In some Orthodox synagogues, women are permitted to present a d'var Torah (a Judaic lesson) to the entire congregation, but generally not during services. In addition, only men typically are allowed to lead prayers or read from the Torah before members of the opposite sex in an Orthodox synagogue. These strictures are based on several traditional precepts, including one that prohibits a married man from hearing a woman other than his wife sing. Some Orthodox congregations, however, have women-only prayer groups that meet periodically, including Ohev Sholom.

Given the sex-based restrictions at Orthodox synagogues, "not everybody would fund a program like this," said Guila Franklin Siegel, director of the Tikkun Olam Women's Foundation. "This rocks the boat a little and pushes the envelope," she explained. "It's inherently risk-taking."

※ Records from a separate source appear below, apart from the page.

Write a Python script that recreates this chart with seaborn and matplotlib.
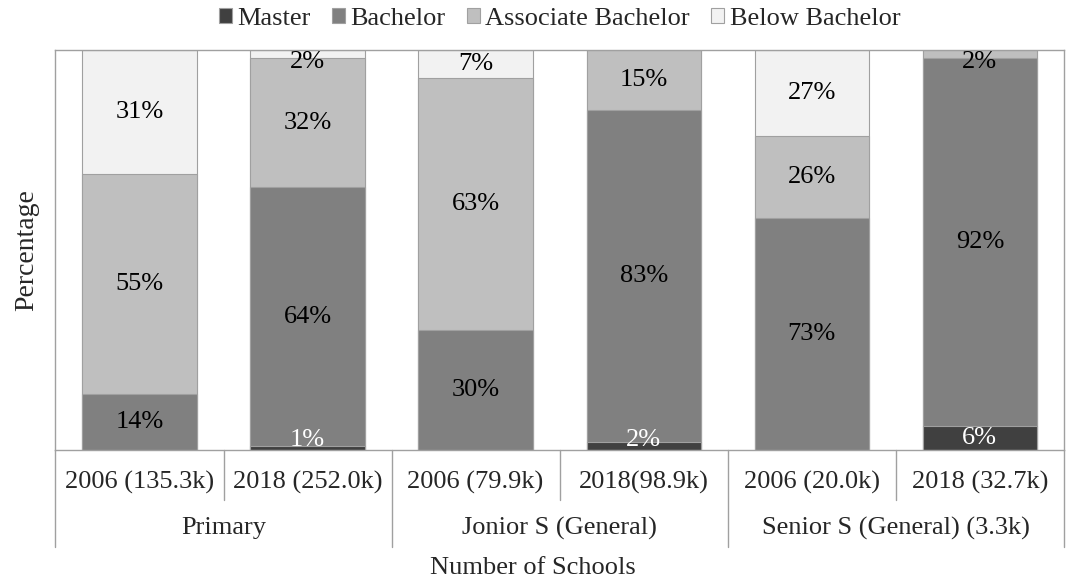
import numpy as np
import pandas as pd
import matplotlib
matplotlib.use("Agg")
import matplotlib.pyplot as plt
import matplotlib.transforms as mtransforms
import seaborn as sns

# data
bars = ["2006 (135.3k)", "2018 (252.0k)", "2006 (79.9k)", "2018(98.9k)", "2006 (20.0k)", "2018 (32.7k)"]
groups = ["Primary", "Jonior S (General)", "Senior S (General) (3.3k)"]
series = ["Master", "Bachelor", "Associate Bachelor", "Below Bachelor"]
master = [0, 1, 0, 2, 0, 6]
bachelor = [14, 64, 30, 83, 73, 92]
associate = [55, 32, 63, 15, 26, 2]
below = [31, 2, 7, 0, 27, 0]

colors = ["#404040", "#808080", "#bfbfbf", "#f2f2f2"]
label_colors = ["white", "black", "black", "black"]
FS = 19

sns.set_theme(style="white")
plt.rcParams["font.family"] = ["Liberation Serif", "DejaVu Serif"]

raw = np.array([master, bachelor, associate, below], dtype=float)
totals = raw.sum(axis=0)
pct = raw / totals * 100
cum = np.cumsum(pct, axis=0)

fig, ax = plt.subplots(figsize=(10.66, 5.83), dpi=100)
fig.subplots_adjust(left=0.052, right=0.998, top=0.914, bottom=0.228)

# draw from the top of the stack down so each layer covers the one below
for k in range(len(series) - 1, -1, -1):
    df = pd.DataFrame({"bar": bars, "val": cum[k]})
    sns.barplot(data=df, x="bar", y="val", color=colors[k], saturation=1,
                width=0.68, edgecolor="#a0a0a0", linewidth=0.8, label=series[k], ax=ax)

# segment labels (raw values)
for k in range(len(series)):
    for i in range(len(bars)):
        if raw[k, i] <= 0:
            continue
        y = cum[k, i] - pct[k, i] / 2
        y = min(max(y, 2.5), 97)
        ax.text(i, y, f"{int(raw[k, i])}%", ha="center", va="center",
                fontsize=FS, color=label_colors[k])

ax.set_ylim(0, 100)
ax.set_xlim(-0.5, len(bars) - 0.5)
ax.set_yticks([])
ax.set_xticks([])
ax.set_xlabel("")
ax.set_ylabel("Percentage", fontsize=20, labelpad=12)
for s in ax.spines.values():
    s.set_color("#a0a0a0")
    s.set_linewidth(1)

# two-level category axis
trans = mtransforms.blended_transform_factory(ax.transData, ax.transAxes)
for i, b in enumerate(bars):
    ax.text(i, -0.08, b, transform=trans, ha="center", va="center", fontsize=FS, clip_on=False)
for i in range(len(bars) + 1):
    depth = -0.243 if i % 2 == 0 else -0.125
    ax.plot([i - 0.5, i - 0.5], [0, depth], transform=trans, color="#a0a0a0",
            linewidth=1, clip_on=False)
for g, name in enumerate(groups):
    ax.text(2 * g + 0.5, -0.195, name, transform=trans, ha="center", va="center",
            fontsize=FS, clip_on=False)
fig.text(0.5, 0.026, "Number of Schools", ha="center", va="center", fontsize=FS)

handles, labels = ax.get_legend_handles_labels()
order = [labels.index(s) for s in series]
ax.legend([handles[j] for j in order], [labels[j] for j in order], loc="lower center",
          bbox_to_anchor=(0.5, 1.0), ncol=4, frameon=False, fontsize=FS,
          handlelength=0.5, handleheight=0.5, handletextpad=0.2, columnspacing=0.8,
          borderaxespad=0.35)

fig.savefig("out.png", dpi=100)
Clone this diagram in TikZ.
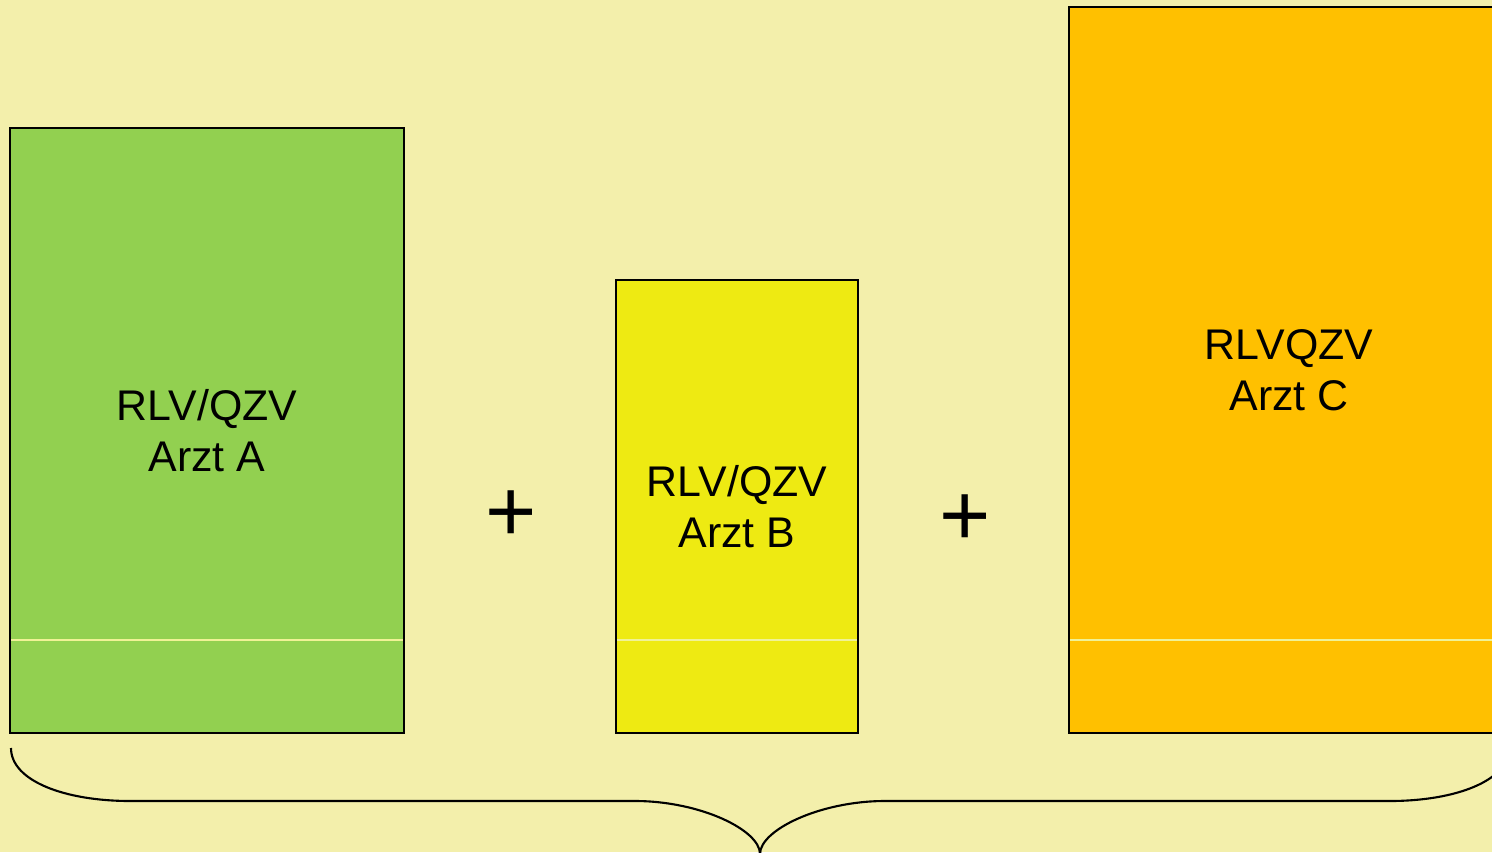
\documentclass[tikz,border=0pt]{standalone}
\usepackage{fontspec}
\setmainfont{Liberation Sans}
\definecolor{bgcol}{RGB}{243,239,171}
\definecolor{greenbox}{RGB}{146,208,80}
\definecolor{yellowbox}{RGB}{238,234,18}
\definecolor{orangebox}{RGB}{255,192,0}
\definecolor{splitcol}{RGB}{240,242,150}
\tikzset{
  share/.style={draw=black, line width=0.6pt, rectangle, inner sep=0pt,
    align=center, font=\fontsize{12.2}{14.6}\selectfont},
  plussign/.style={inner sep=0pt, font=\fontsize{25}{25}\selectfont},
  divider/.style={draw=splitcol, line width=0.45pt},
  bracestroke/.style={draw=black, line width=0.6pt}
}
\begin{document}
\begin{tikzpicture}[x=0.01cm, y=-0.01cm]
  \useasboundingbox (0,0) rectangle (1492,852);
  \clip (0,0) rectangle (1492,852);
  \fill[bgcol] (0,0) rectangle (1492,852);

  % the three shares
  \node[share, fill=greenbox, minimum width=3.94cm, minimum height=6.05cm]
    (A) at (207,430.5) {RLV/QZV\\Arzt A};
  \node[share, fill=yellowbox, minimum width=2.42cm, minimum height=4.53cm]
    (B) at (737,506.5) {RLV/QZV\\Arzt B};
  \node[share, fill=orangebox, minimum width=4.40cm, minimum height=7.26cm]
    (C) at (1289,370) {RLVQZV\\Arzt C};

  % thin split line near the bottom of each share
  \foreach \b in {A,B,C}
    \draw[divider] ([xshift=0.6pt, yshift=0.94cm]\b.south west)
                -- ([xshift=-0.6pt, yshift=0.94cm]\b.south east);

  % plus signs between the shares
  \node[plussign] (p1) at (511.5,516.5) {+};
  \node[plussign] (p2) at (965,520) {+};

  % brace underneath
  \coordinate (bl) at (11,748);
  \coordinate (l1) at (130,801);
  \coordinate (l2) at (635,801);
  \coordinate (tip) at (760,854);
  \coordinate (r1) at (885,801);
  \coordinate (r2) at (1390,801);
  \coordinate (br) at (1509,748);
  \draw[bracestroke]
    (bl) .. controls (11,781) and (65,801) .. (l1)
    -- (l2)
    .. controls (700,801) and (760,830) .. (tip)
    .. controls (760,830) and (820,801) .. (r1)
    -- (r2)
    .. controls (1455,801) and (1509,781) .. (br);
\end{tikzpicture}
\end{document}
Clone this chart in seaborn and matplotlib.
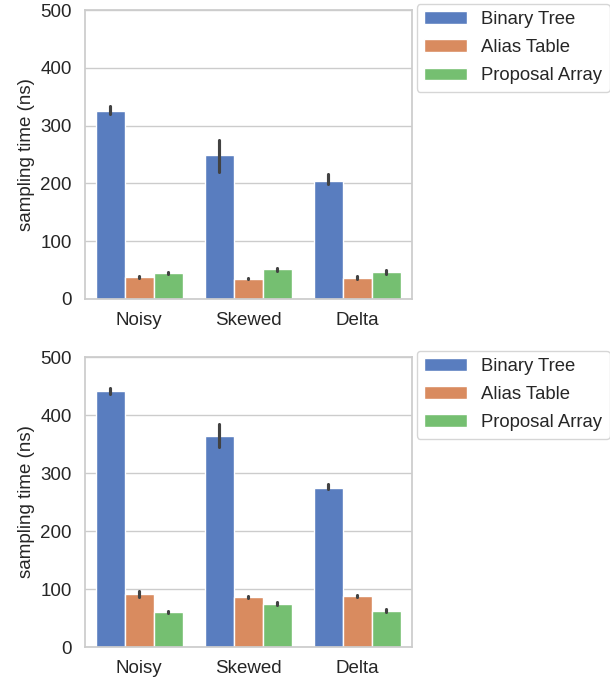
import numpy as np
import pandas as pd
import matplotlib
matplotlib.use("Agg")
import matplotlib.pyplot as plt
import seaborn as sns

distributions = ["Noisy", "Skewed", "Delta"]
methods = ["Binary Tree", "Alias Table", "Proposal Array"]

# three timing samples per (distribution, method), top panel
top_binary = [[320, 320, 335], [219, 253, 275], [199, 199, 217]]
top_alias = [[36, 38, 40], [34, 35, 36], [35, 37, 39]]
top_proposal = [[43, 45, 47], [49, 51, 53], [44, 47, 50]]

# bottom panel
bot_binary = [[437, 439, 447], [345, 362, 385], [272, 272, 281]]
bot_alias = [[87, 90, 96], [84, 86, 88], [86, 88, 90]]
bot_proposal = [[58, 60, 62], [73, 75, 77], [60, 63, 66]]

y_ticks = [0, 100, 200, 300, 400, 500]
y_label = "sampling time (ns)"


def make_frame(binary, alias, proposal):
    rows = []
    for m, series in zip(methods, [binary, alias, proposal]):
        for d, samples in zip(distributions, series):
            for s in samples:
                rows.append({"distribution": d, "method": m, "time": s})
    return pd.DataFrame(rows)


sns.set_theme(style="whitegrid", palette="muted")
plt.rcParams["font.family"] = ["Arial", "Liberation Sans", "DejaVu Sans"]

fig = plt.figure(figsize=(6.10, 6.84), dpi=100)
ax1 = fig.add_axes([0.139, 0.563, 0.536, 0.422])
ax2 = fig.add_axes([0.139, 0.054, 0.536, 0.424])

for ax, data in [(ax1, make_frame(top_binary, top_alias, top_proposal)),
                 (ax2, make_frame(bot_binary, bot_alias, bot_proposal))]:
    sns.barplot(data=data, x="distribution", y="time", hue="method",
                order=distributions, hue_order=methods,
                errorbar=("pi", 100), ax=ax)
    ax.set_ylim(0, 500)
    ax.set_yticks(y_ticks)
    ax.set_xlabel("")
    ax.set_ylabel(y_label, fontsize=13.5)
    ax.tick_params(axis="both", labelsize=13.5)
    ax.legend(loc="upper left", bbox_to_anchor=(1.015, 1.022), fontsize=13.3,
              borderaxespad=0.0, handlelength=2.3, labelspacing=0.6)

fig.savefig("out.png", dpi=100)
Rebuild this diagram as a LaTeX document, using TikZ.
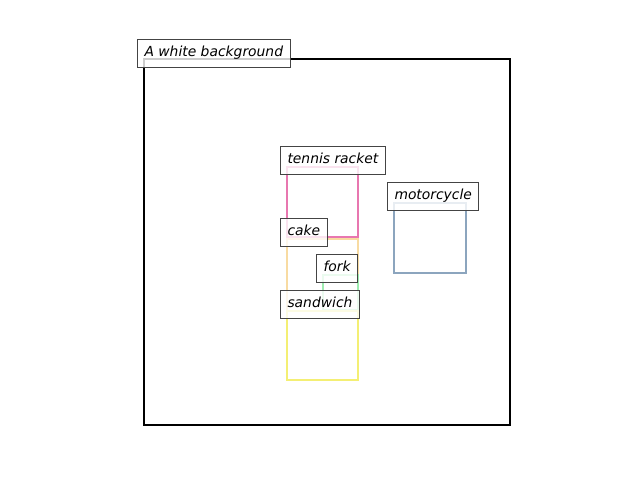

However, she added, the foundation does not propose to puncture the traditionalist envelope. "Our goal is to connect with women and girls in whatever context they exist, within their own halachic [Jewish legalistic] framework," Siegel said.

Including the Makom program, the foundation has awarded grants totaling $28,000 for the 2007-2008 funding year to support local programs aimed at preteen and teenage girls. The other two initiatives in this category are a self-esteem-building program called Rosh Hodesh: It's a Girl Thing and the Teen Dating Violence Prevention Project.

In preparation for the upcoming Shabbaton at Ohev Sholom, participating girls are engaged in a wide range of activities, including public speaking workshops, mother-daughter learning sessions, art projects and challah-baking, according to Sperling. "There are all kinds of ways to get girls involved," she added. "There's a fun component as well as a learning component." The program has proven to be so popular, according to Sperling, that Ohev Sholom plans to conduct it at least twice a year.

This year's Makom participants include Francesca Furchtgott, 17, a resident of Chevy Chase, who has already taught Torah at Ohev Sholom (in addition to tutoring two girls who were preparing for their bat mitzvah ceremonies there).

A student at The French International School in Chevy Chase, Furchtgott joined Ohev Sholom about four years ago. Prior to that, she had been a member of Conservative Ohr Kodesh Congregation in Chevy Chase, where she has repeatedly read from the Torah. She and her family are now members of both congregations, "and we're very fond of each," said her mother, Diana Furchtgott-Roth.

Her daughter, who feels the same way about the two shuls, said, "Ohev Sholom is very welcoming and the rabbi is very inclusive." She added: "What they're doing for girls there is a wonderful thing, so that they don't think studying Torah is only for boys. I'm glad to help set an example."

Furchtgott said she encountered relatively little culture shock when she transitioned from Ohr Kodesh to Ohev Sholom. "The mechitza [a physical barrier between male and female congregants in an Orthodox synagogue] was the biggest obstacle I had to overcome," she explained, "but now I have no problem with that."

In addition, her public Torah-reading options are limited at Ohev Sholom compared with Ohr Kodesh, "but that doesn't really bother me," Furchtgott added.

Likewise, her mother said adjusting to an Orthodox synagogue has not been particularly difficult. She termed the Makom program "excellent," maintaining that it helps dispel the "stereotype of an Orthodox synagogue where girls are marginalized and treated as second-class citizens. That's definitely not true."